It’s hard to work up much enthusiasm for yet another brass quintet disc, especially since most of them consist of things like transcriptions of the Peer Gynt Suite and other “light” classics, Christmas favorites, show tune pot-pourris, and the like. Well, here is a disc that just might restore your faith in the medium. Gaudete Brass is as talented a bunch of players as you will find today, with a pair of perfectly matched trumpets and a sonorous trio of horn, trombone, and tuba that can do just about anything. That’s a good thing, because this program pushes them to the limit.
From James Woodward’s boisterous opening tribute (Gaudete), the music runs the gamut from abstract but tuneful neo-classical (John Cheetham’s Sonata for Brass Quintet), to the picturesque (John Baxter’s A Great Commercial City, Stacy Garrop’s Helios, and Joan Tower’s Copperwave), to the quasi avant-garde but always smiling sounds of Rob Deemer’s Brass (Bell, Mute, and Slide). All are well-crafted and richly enjoyable, and none lasts a moment too long.
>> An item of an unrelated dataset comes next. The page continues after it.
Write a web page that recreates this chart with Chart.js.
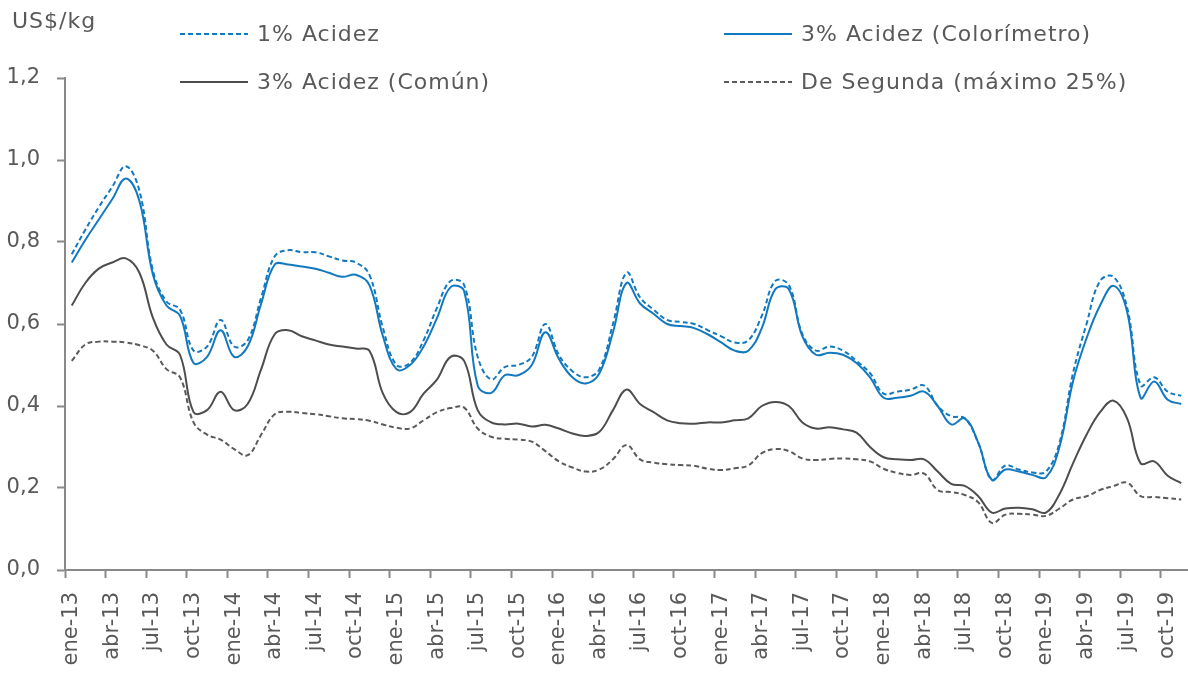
<!DOCTYPE html>
<html>
<head>
<meta charset="utf-8">
<script src="https://cdn.jsdelivr.net/npm/chart.js@4.4.1/dist/chart.umd.min.js"></script>
<style>
  html, body { margin: 0; padding: 0; background: #fff; }
  #wrap { width: 1188px; height: 678px; }
</style>
</head>
<body>
<div id="wrap"><canvas id="chart" width="1188" height="678"></canvas></div>
<script>
// monthly prices, US$/kg, ene-13 .. nov-19
const acidez1 = [
  0.77, 0.83, 0.885, 0.935, 0.985, 0.925, 0.73, 0.655, 0.635, 0.535, 0.545, 0.61,
  0.545, 0.56, 0.665, 0.765, 0.78, 0.775, 0.775, 0.765, 0.755, 0.75, 0.72, 0.59,
  0.50, 0.505, 0.56, 0.64, 0.705, 0.695, 0.52, 0.465, 0.495, 0.50, 0.52, 0.60,
  0.525, 0.485, 0.47, 0.49, 0.60, 0.725, 0.665, 0.635, 0.61, 0.605, 0.60, 0.585,
  0.57, 0.555, 0.56, 0.62, 0.705, 0.695, 0.575, 0.535, 0.545, 0.535, 0.51, 0.48,
  0.43, 0.435, 0.44, 0.45, 0.40, 0.375, 0.37, 0.31, 0.22, 0.255, 0.245, 0.238,
  0.24, 0.31, 0.48, 0.60, 0.705, 0.715, 0.64, 0.45, 0.47, 0.435, 0.425
];
const acidez3Color = [
  0.75, 0.805, 0.855, 0.905, 0.955, 0.90, 0.72, 0.645, 0.62, 0.505, 0.52, 0.585,
  0.52, 0.545, 0.65, 0.745, 0.745, 0.74, 0.735, 0.725, 0.715, 0.72, 0.695, 0.57,
  0.49, 0.50, 0.545, 0.615, 0.69, 0.68, 0.45, 0.432, 0.475, 0.475, 0.50, 0.58,
  0.515, 0.47, 0.455, 0.48, 0.58, 0.70, 0.65, 0.625, 0.60, 0.595, 0.59, 0.575,
  0.555, 0.535, 0.535, 0.59, 0.685, 0.685, 0.57, 0.525, 0.53, 0.525, 0.505, 0.47,
  0.42, 0.42, 0.425, 0.435, 0.40, 0.355, 0.37, 0.31, 0.22, 0.245, 0.24, 0.232,
  0.226, 0.30, 0.46, 0.565, 0.645, 0.693, 0.63, 0.42, 0.46, 0.415, 0.405
];
const acidez3Comun = [
  0.645, 0.70, 0.735, 0.75, 0.76, 0.725, 0.615, 0.55, 0.525, 0.385, 0.39, 0.435,
  0.39, 0.405, 0.49, 0.575, 0.585, 0.57, 0.56, 0.55, 0.545, 0.54, 0.535, 0.43,
  0.385, 0.385, 0.43, 0.465, 0.52, 0.51, 0.39, 0.36, 0.355, 0.357, 0.35, 0.354,
  0.345, 0.333, 0.327, 0.337, 0.39, 0.44, 0.405, 0.385, 0.365, 0.358, 0.357, 0.36,
  0.36, 0.365, 0.37, 0.40, 0.41, 0.40, 0.36, 0.345, 0.348, 0.343, 0.335, 0.30,
  0.275, 0.27, 0.268, 0.27, 0.24, 0.21, 0.205, 0.18, 0.14, 0.15, 0.152, 0.148,
  0.14, 0.185, 0.26, 0.33, 0.385, 0.413, 0.37, 0.26, 0.265, 0.23, 0.212
];
const deSegunda = [
  0.51, 0.55, 0.557, 0.557, 0.555, 0.548, 0.535, 0.49, 0.47, 0.36, 0.33, 0.318,
  0.295, 0.28, 0.33, 0.38, 0.386, 0.383, 0.38, 0.375, 0.37, 0.368, 0.364, 0.355,
  0.347, 0.345, 0.365, 0.385, 0.395, 0.396, 0.345, 0.325, 0.32, 0.318, 0.313, 0.29,
  0.265, 0.25, 0.24, 0.245, 0.27, 0.305, 0.27, 0.262, 0.258, 0.256, 0.254, 0.247,
  0.244, 0.248, 0.255, 0.285, 0.295, 0.29, 0.272, 0.268, 0.271, 0.272, 0.27, 0.265,
  0.247, 0.237, 0.232, 0.235, 0.195, 0.19, 0.183, 0.165, 0.115, 0.135, 0.137, 0.135,
  0.132, 0.15, 0.172, 0.18, 0.195, 0.205, 0.213, 0.18, 0.178, 0.175, 0.172
];
const seriesNames = [
  "1% Acidez",
  "3% Acidez (Colorímetro)",
  "3% Acidez (Común)",
  "De Segunda (máximo 25%)"
];
const monthNames = ["ene", "feb", "mar", "abr", "may", "jun", "jul", "ago", "sep", "oct", "nov", "dic"];
const years = ["13", "14", "15", "16", "17", "18", "19"];
const yTicks = [0, 0.2, 0.4, 0.6, 0.8, 1.0, 1.2];

const months = [];
years.forEach(y => monthNames.forEach(m => months.push(m + "-" + y)));
const labels = months.slice(0, acidez1.length);

const FONT = '"DejaVu Sans", sans-serif';
const TXT = "#595959";
const AXIS = "#898989";
const BLUE = "#1279bf";

// legend drawn in two fixed columns like the original
const fixedLegend = {
  id: "fixedLegend",
  afterDraw(chart) {
    const ctx = chart.ctx;
    const slots = [[180, 34], [724, 34], [180, 82], [724, 82]];
    ctx.save();
    ctx.font = "22px " + FONT;
    ctx.letterSpacing = "1px";
    ctx.textBaseline = "middle";
    ctx.textAlign = "left";
    chart.data.datasets.forEach((ds, i) => {
      const [x, y] = slots[i];
      ctx.strokeStyle = ds.borderColor;
      ctx.lineWidth = 2;
      ctx.setLineDash(ds.borderDash || []);
      ctx.beginPath();
      ctx.moveTo(x, y);
      ctx.lineTo(x + 68, y);
      ctx.stroke();
      ctx.setLineDash([]);
      ctx.fillStyle = TXT;
      ctx.fillText(ds.label, x + 77, y + 1);
    });
    ctx.fillText("US$/kg", 12, 22);
    ctx.restore();
  }
};

const c1 = document.getElementById("chart").getContext("2d");
new Chart(c1, {
  type: "line",
  data: {
    labels: labels,
    datasets: [
      { label: seriesNames[0], data: acidez1, borderColor: BLUE, borderDash: [5, 3] },
      { label: seriesNames[1], data: acidez3Color, borderColor: BLUE },
      { label: seriesNames[2], data: acidez3Comun, borderColor: "#4d4d4d" },
      { label: seriesNames[3], data: deSegunda, borderColor: "#5a5a5a", borderDash: [5, 3] }
    ]
  },
  options: {
    responsive: false,
    animation: false,
    layout: { padding: { top: 78, right: 0, left: 0, bottom: 0 } },
    elements: {
      point: { radius: 0 },
      line: { tension: 0.4, borderWidth: 2, fill: false }
    },
    plugins: {
      legend: { display: false },
      tooltip: { enabled: false }
    },
    scales: {
      x: {
        offset: true,
        grid: {
          offset: true,
          drawOnChartArea: false,
          tickLength: 8,
          tickWidth: 2,
          tickColor: ctx => (ctx.index % 3 === 0 ? AXIS : "rgba(0,0,0,0)")
        },
        border: { color: AXIS, width: 2 },
        ticks: {
          autoSkip: false,
          minRotation: 90,
          maxRotation: 90,
          padding: 14,
          color: TXT,
          font: { family: FONT, size: 21 },
          callback: (v, i) => (i % 3 === 0 ? labels[i] : "")
        },
        afterFit: s => {
          s.height = 108;
          s.paddingLeft = 0;
          s.paddingRight = 0;
        }
      },
      y: {
        min: 0,
        max: 1.2,
        afterBuildTicks: s => { s.ticks = yTicks.map(v => ({ value: v })); },
        grid: { drawOnChartArea: false, tickLength: 8, tickWidth: 2, color: AXIS },
        border: { color: AXIS, width: 2 },
        ticks: {
          padding: 17,
          color: TXT,
          font: { family: FONT, size: 21 },
          callback: v => v.toFixed(1).replace(".", ",")
        },
        afterFit: s => { s.width = 65; }
      }
    }
  },
  plugins: [fixedLegend]
});
</script>
</body>
</html>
The largest work here is David Sampson’s Chicago Moves, a colorful and clever tribute to four Chicago landmarks “in motion”—Grant Park, the Spaghetti Bowl, Loop Lament, and Lake Shore Drive. And unlike many other discs of this type, the program is so well contrasted that you actually can listen to the whole thing at a sitting. It’s also wonderfully recorded. This is just a really smart, enjoyable release.